The Eureka Theater Company, originally called the Shorter Players, was founded by Chris Silva (then a theatre graduate student at San Francisco State University), Robert Woodruff, and Carl Lumbly in 1972. It began as a creative outlet for “non-tall” actors who had experienced casting difficulties as a result of their physical stature. It assumed its current name in 1974 when the feisty young company was joined by directors and actors, including Richard E.T. White, Danny Glover, and Julie Hebert. In its first three decades the company launched the careers of many well-known actors and directors and staged more than 70 world, West Coast, and Bay Area premieres.
But the Eureka, first located in the basement of Trinity Methodist Church in the Castro at Market and 16th Streets, may be best known for commissioning one of the epochal American plays. It was in the years after Trinity Church was destroyed by arson fire in 1981, and after a four-year nomadic period concluding with the Eureka putting down roots in the Inner Mission in 1985, that in 1988, co-artistic directors Tony Taccone and Oskar Eustis commissioned playwright Tony Kushner to create Angels in America. The play had its premiere at the Eureka in 1991.
In addition to the triumph of Angels in America, other Eureka-produced plays that went on to critical acclaim included Shadow of a Man by Cherrie Moraga, From the Outside Looking In, On the Road: San Francisco 1990 by Anna Deavere Smith, Ubu Unchained by Amlin Gray, and Execution of Justice by Emily Mann. In the 1980s and 1990s, the Eureka also helped launch the careers of numerous artists, including playwrights Caryl Churchill and Dario Fo, actors Geoff Hoyle and Danny Glover, and directors Richard Seyd and Tony Taccone.
After losing its decade-long location in the Mission, and following a hiatus when new financial resources were cultivated and its mission reimagined, the Eureka resumed operations. In 1998, the Eureka completely renovated the old Gateway Cinema on Jackson Street in San Francisco’s financial district. For nearly 20 years the Eureka joined forces with other arts organizations to coproduce work that might not otherwise have had a life.

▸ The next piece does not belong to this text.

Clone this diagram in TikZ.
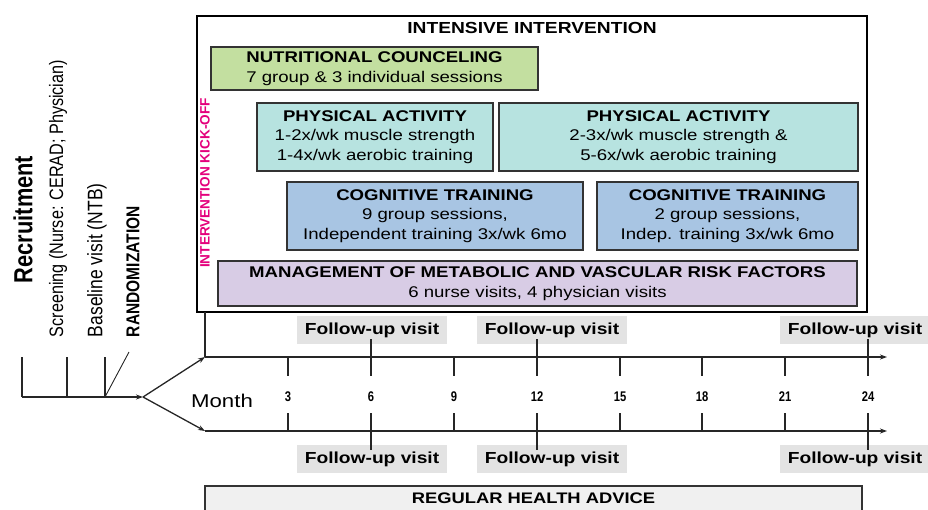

Facing an increasingly difficult and expensive struggle to find a performance space, theatre companies from all over the Bay Area and beyond found at the Eureka an affordable rehearsal and performance venue—one that served enthusiastic audiences.

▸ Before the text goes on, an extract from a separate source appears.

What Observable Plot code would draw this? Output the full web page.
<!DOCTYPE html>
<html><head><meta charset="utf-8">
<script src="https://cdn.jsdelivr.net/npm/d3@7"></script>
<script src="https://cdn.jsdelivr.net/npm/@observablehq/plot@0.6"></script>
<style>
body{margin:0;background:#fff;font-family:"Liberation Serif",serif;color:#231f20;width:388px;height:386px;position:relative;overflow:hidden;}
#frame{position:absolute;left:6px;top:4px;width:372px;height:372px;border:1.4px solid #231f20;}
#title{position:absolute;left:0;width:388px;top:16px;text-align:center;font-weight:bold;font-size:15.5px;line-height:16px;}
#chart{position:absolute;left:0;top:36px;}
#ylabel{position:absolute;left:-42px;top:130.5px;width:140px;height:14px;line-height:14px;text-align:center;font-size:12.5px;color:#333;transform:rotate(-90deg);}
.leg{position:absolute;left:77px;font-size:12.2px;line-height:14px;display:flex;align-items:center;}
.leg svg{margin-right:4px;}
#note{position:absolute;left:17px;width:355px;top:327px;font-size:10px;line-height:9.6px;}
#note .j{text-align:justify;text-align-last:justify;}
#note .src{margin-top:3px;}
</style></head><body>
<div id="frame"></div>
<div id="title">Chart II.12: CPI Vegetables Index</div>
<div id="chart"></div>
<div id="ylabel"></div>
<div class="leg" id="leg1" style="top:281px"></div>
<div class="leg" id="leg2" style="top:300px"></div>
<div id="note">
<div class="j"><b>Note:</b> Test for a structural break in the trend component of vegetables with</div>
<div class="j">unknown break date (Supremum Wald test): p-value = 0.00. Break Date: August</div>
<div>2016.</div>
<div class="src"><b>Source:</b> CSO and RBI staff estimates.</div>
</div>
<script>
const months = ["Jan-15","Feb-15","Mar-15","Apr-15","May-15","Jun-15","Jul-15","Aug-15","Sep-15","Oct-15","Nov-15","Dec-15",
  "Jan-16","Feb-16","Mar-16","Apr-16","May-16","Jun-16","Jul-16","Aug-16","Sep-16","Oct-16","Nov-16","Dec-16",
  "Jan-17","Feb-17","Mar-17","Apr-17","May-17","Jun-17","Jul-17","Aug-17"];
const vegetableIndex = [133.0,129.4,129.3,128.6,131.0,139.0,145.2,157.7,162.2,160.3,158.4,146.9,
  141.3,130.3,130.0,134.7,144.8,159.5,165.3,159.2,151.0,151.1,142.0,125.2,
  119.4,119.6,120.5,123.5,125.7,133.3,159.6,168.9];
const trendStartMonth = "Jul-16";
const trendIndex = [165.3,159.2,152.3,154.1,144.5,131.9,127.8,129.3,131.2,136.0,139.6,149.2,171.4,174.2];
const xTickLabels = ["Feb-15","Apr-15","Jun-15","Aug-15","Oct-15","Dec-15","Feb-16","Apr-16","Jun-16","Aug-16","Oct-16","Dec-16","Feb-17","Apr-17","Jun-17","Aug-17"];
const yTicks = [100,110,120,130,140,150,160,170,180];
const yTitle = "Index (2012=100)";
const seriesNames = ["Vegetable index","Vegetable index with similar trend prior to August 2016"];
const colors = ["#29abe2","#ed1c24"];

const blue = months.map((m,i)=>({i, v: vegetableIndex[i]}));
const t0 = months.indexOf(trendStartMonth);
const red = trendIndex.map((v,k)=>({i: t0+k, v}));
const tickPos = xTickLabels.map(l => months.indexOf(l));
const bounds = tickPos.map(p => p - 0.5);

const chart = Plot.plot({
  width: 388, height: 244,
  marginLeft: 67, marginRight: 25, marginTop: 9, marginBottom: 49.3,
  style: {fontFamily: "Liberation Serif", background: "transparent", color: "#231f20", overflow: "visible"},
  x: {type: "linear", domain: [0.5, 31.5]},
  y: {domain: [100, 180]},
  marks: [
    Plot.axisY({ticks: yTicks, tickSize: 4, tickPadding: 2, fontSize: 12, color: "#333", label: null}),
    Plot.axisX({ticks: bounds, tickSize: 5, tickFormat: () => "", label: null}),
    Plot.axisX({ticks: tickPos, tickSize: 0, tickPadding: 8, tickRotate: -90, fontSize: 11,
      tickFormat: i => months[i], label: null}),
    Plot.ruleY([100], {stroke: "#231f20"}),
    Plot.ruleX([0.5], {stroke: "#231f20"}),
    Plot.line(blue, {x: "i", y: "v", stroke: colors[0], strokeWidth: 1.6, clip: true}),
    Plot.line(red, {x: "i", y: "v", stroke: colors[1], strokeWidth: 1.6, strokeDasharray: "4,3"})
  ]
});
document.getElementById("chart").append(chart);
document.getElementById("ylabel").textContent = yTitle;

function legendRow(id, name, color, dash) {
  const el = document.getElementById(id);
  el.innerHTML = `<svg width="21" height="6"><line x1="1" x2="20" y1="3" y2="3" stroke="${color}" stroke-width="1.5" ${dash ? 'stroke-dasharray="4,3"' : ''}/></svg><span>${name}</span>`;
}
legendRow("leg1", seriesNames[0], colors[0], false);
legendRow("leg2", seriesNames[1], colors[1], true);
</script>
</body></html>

The Eureka’s coproduction program attracted many first-time visitors to the heart of San Francisco’s Embarcadero. It became the home of several Bay Area resident companies with regular engagements, such as San Francisco SketchFest (featuring such luminaries as Kids in the Hall, Amy Sedaris, Fred Willard, and Dana Carvey); Eastenders Repertory Company; Theatre Rhinoceros; the San Francisco Arts Education Project (SFArtsED) Players; San Francisco Improv Festival; Combined Art Form’s The Santaland Diaries; and 42nd Street Moon, among many, many others.
Eureka’s dissolution after many decades is a result of several factors, including rising overhead and the high costs of maintaining its aging facility. Additionally, following the defeat of Ballot Measure S in November 2016, San Francisco Grants for the Arts (funded by the city’s hotel taxes) declared that it could no longer offer grants to performing arts facility providers.
All fixtures and equipment in the Eureka Theatre will be gifted to 42nd Street Moon (which will assume a new lease with Golden Gateway Center). Theatre Bay Area, the region’s theatre service organization, will be gifted with all remaining cash assets to support its core artistic programs, such as its CA$H THEATRE regranting program, ATLAS artist career development program, and its Lemonade Fund, which provides vital financial assistance to theatre artists with life-threatening illnesses.
In addition, Eureka’s unique archive of manuscripts, programs, posters, and other materials will be gifted to the Museum of Performance + Design to ensure its accessibility to the public in perpetuity.